Stutter, M. and Richards, S. and Ibiyemi, A. and Watson, H. (2021) Spatial representation of in-stream sediment phosphorus release combining channel network approaches and in-situ experiments. Science of the Total Environment, 795: 148790. ISSN 0048-9697
Full text not available from this repository.Abstract
Impairment of rivers by elevated phosphorus (P) concentration is an issue often studied at outlets of mesoscale catchments. Our objective was to evaluate within-catchment spatio-temporal processes along connected reaches to understand processes of internal P loading associated with sediment input, accumulations in channels and sediment-water column P exchange. Our overall hypothesis was that heterogeneous sediment residence within the channel of a 52 km2 mixed land cover catchment resulted in key zones for sediment-water P exchange. We evaluated the channel network through ground-survey, spatial data methods establishing connectivity and energy gradients.

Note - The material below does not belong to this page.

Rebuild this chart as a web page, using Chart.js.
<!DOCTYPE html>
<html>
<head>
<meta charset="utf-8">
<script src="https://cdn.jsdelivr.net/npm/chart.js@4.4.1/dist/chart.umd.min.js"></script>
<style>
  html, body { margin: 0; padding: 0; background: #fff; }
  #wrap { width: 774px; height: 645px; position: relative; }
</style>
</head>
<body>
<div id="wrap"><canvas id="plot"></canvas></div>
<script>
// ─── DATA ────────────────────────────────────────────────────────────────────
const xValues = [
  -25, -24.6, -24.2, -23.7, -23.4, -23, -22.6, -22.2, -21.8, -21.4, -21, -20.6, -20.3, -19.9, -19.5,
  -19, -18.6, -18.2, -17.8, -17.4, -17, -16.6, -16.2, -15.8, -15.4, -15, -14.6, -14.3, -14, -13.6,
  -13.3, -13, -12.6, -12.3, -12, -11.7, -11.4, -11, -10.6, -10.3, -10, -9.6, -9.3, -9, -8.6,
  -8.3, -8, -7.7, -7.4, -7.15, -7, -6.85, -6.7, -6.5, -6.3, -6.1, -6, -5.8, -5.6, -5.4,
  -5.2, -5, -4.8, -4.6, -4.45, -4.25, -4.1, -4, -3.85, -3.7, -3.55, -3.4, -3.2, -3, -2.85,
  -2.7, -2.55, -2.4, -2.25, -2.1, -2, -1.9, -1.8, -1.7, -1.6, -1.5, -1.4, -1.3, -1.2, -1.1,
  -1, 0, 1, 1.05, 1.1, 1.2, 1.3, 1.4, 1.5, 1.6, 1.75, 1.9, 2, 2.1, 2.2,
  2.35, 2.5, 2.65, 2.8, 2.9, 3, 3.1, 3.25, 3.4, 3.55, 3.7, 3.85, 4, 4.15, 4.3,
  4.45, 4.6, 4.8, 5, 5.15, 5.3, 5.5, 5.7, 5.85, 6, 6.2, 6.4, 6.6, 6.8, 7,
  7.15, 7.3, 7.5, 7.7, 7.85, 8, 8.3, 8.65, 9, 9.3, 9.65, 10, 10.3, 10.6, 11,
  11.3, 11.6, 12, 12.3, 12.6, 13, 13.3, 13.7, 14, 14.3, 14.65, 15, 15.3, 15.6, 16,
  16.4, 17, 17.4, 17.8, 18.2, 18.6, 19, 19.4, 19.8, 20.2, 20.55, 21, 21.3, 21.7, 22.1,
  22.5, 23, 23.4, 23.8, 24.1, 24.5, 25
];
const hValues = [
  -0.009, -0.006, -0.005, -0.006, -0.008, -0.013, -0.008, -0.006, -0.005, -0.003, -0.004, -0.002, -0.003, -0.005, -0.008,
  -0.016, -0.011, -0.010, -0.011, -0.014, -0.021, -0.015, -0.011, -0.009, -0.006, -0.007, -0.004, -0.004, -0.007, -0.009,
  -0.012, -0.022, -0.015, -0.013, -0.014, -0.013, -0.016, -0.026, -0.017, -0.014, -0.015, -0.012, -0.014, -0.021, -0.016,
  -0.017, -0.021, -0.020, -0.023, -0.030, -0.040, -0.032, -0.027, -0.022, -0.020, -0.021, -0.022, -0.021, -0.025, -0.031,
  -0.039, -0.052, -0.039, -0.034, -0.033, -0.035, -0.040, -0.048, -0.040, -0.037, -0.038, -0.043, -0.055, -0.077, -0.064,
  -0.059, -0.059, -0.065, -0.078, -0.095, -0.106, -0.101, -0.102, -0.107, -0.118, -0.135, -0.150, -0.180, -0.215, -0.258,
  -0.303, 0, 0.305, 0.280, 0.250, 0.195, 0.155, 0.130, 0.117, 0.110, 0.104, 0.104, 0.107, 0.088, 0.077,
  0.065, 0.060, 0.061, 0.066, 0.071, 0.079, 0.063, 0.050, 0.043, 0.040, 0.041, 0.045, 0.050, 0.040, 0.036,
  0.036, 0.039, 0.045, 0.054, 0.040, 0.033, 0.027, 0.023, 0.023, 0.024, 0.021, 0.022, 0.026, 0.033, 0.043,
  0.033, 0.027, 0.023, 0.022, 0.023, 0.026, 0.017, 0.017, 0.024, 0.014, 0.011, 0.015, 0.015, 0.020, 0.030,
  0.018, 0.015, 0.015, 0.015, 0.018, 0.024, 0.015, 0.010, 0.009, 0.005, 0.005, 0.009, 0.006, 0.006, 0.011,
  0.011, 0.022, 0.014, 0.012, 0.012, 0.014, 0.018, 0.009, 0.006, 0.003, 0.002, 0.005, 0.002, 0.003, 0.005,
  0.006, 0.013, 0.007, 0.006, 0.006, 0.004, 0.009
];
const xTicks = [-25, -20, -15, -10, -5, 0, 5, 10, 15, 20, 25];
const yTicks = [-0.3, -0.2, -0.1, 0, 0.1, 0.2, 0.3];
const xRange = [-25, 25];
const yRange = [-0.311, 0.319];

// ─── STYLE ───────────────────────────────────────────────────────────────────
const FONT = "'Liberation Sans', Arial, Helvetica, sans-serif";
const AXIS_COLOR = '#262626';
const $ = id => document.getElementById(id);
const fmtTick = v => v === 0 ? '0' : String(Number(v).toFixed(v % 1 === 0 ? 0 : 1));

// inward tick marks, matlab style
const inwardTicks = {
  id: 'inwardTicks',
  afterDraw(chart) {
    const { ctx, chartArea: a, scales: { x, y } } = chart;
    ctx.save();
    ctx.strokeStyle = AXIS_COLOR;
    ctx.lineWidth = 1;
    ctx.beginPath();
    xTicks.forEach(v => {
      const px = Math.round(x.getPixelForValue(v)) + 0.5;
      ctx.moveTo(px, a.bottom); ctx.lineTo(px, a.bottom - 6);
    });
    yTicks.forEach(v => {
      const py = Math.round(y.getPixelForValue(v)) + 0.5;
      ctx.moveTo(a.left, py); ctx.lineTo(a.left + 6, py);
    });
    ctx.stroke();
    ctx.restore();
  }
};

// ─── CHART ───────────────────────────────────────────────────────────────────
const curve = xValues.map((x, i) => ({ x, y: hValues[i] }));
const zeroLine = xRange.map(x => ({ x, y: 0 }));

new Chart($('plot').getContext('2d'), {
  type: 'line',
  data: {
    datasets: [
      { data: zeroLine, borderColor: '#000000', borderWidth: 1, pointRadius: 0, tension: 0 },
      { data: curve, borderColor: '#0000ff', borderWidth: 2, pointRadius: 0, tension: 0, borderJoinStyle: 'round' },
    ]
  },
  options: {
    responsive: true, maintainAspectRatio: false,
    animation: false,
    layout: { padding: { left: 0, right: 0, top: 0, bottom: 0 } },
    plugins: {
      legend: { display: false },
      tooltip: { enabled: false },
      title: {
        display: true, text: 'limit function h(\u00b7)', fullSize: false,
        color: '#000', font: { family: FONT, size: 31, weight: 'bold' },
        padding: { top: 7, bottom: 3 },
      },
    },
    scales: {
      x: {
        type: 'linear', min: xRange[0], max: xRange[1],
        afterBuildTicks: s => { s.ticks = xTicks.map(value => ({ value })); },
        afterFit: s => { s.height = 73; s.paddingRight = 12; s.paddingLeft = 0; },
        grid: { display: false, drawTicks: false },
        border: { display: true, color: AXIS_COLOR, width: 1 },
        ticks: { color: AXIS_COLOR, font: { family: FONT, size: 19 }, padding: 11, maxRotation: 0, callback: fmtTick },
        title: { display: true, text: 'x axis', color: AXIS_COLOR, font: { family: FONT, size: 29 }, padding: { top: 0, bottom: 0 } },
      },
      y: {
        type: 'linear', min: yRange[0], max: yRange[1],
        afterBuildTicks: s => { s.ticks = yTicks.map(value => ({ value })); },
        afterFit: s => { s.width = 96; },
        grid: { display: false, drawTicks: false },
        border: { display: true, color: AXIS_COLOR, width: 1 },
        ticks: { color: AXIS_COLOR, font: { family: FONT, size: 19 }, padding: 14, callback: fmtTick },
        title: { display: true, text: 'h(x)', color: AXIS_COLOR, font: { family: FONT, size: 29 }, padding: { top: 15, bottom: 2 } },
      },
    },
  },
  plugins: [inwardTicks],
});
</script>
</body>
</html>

This gave a background to understand sampling of sediments and P release/uptake to the water column using 90 s in-situ resuspension isolating a portion of streambed over five sets of three-location transects in May (spring storms, recent active erosion) and September (summer low flow, longer sediment residence). Simple transect position models (top, mid, bottom) predicted increased sediment resuspension yields and P contents in lower settings. Sediment P release following resuspension were mean (and range) 0.5 (−0.8 to 1.8) and 0.5 (−2.5 to 3.6) mg soluble reactive P/m2 bed in May and September, respectively, strengthening generally down the transects but inconsistently. Relationships (log form) showed a steepening rise in fine sediments, P content, background and disturbance-released dissolved P, with specific stream power < 40 W/m2. In-situ methods showed sediments dominantly (12 cases May, 13 cases Sep) as P sources capable of influencing dissolved P concentrations and with potential explanation that heterogeneous locations of internal P loading influence the systems longer-term observed P trends. Combining channel network, stream power assessment and in-situ sorption studies improved the understanding of influential zones of sediment-water P exchange within this mesoscale catchment. Such methods have potential to inform P model development and management.